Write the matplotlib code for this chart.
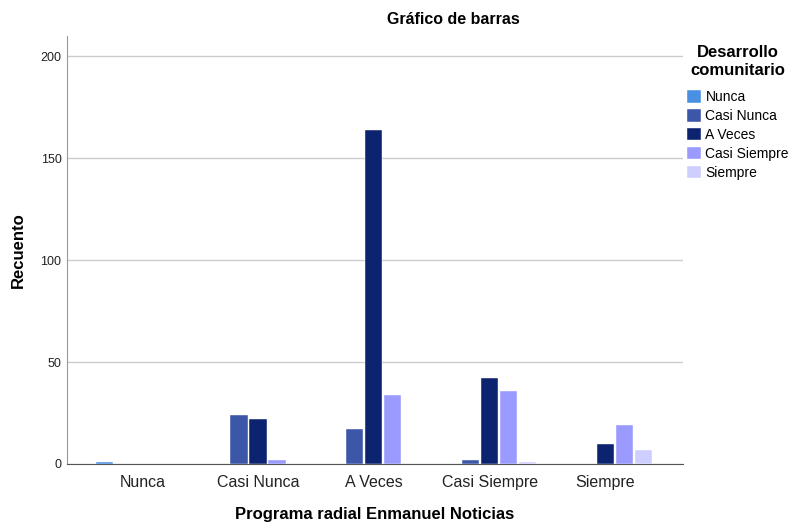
import numpy as np
import matplotlib
matplotlib.use("Agg")
import matplotlib.pyplot as plt

plt.rcParams['font.family'] = ['Liberation Sans', 'DejaVu Sans']

categorias = ["Nunca", "Casi Nunca", "A Veces", "Casi Siempre", "Siempre"]
series = ["Nunca", "Casi Nunca", "A Veces", "Casi Siempre", "Siempre"]
# recuento por serie (Desarrollo comunitario) en cada categoria del programa
nunca = [1, 0, 0, 0, 0]
casi_nunca = [0, 24, 17, 2, 0]
a_veces = [0, 22, 164, 42, 10]
casi_siempre = [0, 2, 34, 36, 19]
siempre = [0, 0, 0, 1, 7]
valores = [nunca, casi_nunca, a_veces, casi_siempre, siempre]
colores = ["#4a90e2", "#3d57a8", "#0c2470", "#9b9bff", "#cfcfff"]

fig = plt.figure(figsize=(7.92, 5.24), dpi=100)
ax = fig.add_axes([67/792, 1-464/524, (683-67)/792, (464-36)/524])

x = np.arange(len(categorias))
paso = 0.164
ancho = 0.148
for i, (nombre, vals, col) in enumerate(zip(series, valores, colores)):
    v = np.array(vals, dtype=float)
    mask = v > 0
    ax.bar(x[mask] + (i - 2) * paso, v[mask], width=ancho, color=col,
           edgecolor="white", linewidth=0.3, label=nombre, zorder=3)

ax.set_xlim(-0.65, 4.67)
ax.set_ylim(0, 210)
ax.set_yticks([0, 50, 100, 150, 200])
ax.set_xticks(x)
ax.set_xticklabels(categorias, fontsize=11.5, color="#222222")
ax.tick_params(axis="y", labelsize=9, length=0, pad=4, colors="#222222")
ax.tick_params(axis="x", length=0, pad=8)
ax.yaxis.grid(True, color="#cccccc", linewidth=1, zorder=0)
for s in ["top", "right"]:
    ax.spines[s].set_visible(False)
ax.spines["left"].set_color("#999999")
ax.spines["bottom"].set_color("#555555")

fig.text(18/792, 1-250/524, "Recuento", fontsize=12, fontweight="bold",
         rotation=90, ha="center", va="center")
fig.text(375/792, 1-515/524, "Programa radial Enmanuel Noticias", fontsize=12,
         fontweight="bold", ha="center", va="center")
fig.text(453/792, 1-20/524, "Gráfico de barras", fontsize=11.5,
         fontweight="bold", ha="center", va="center")

leg = fig.legend(loc="upper left", bbox_to_anchor=(686/792, 1-44/524),
                 frameon=False, title="Desarrollo\ncomunitario", fontsize=10,
                 handlelength=1.0, handleheight=1.0, handletextpad=0.3,
                 labelspacing=0.35, borderaxespad=0, borderpad=0.1)
leg.get_title().set_fontweight("bold")
leg.get_title().set_fontsize(12)
leg.get_title().set_multialignment("center")
leg._legend_box.sep = 9

fig.savefig("out.png", dpi=100)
□ □ □ □
▶ What this task involves
Skip the pictures and restate exactly the lines from the beginning of the listing to the line with "plt.rcParams['font.family'] = ['Liberation", that line included.

▶ Result of this task
Write the matplotlib code for this chart.
import numpy as np
import matplotlib
matplotlib.use("Agg")
import matplotlib.pyplot as plt

plt.rcParams['font.family'] = ['Liberation Sans', 'DejaVu Sans']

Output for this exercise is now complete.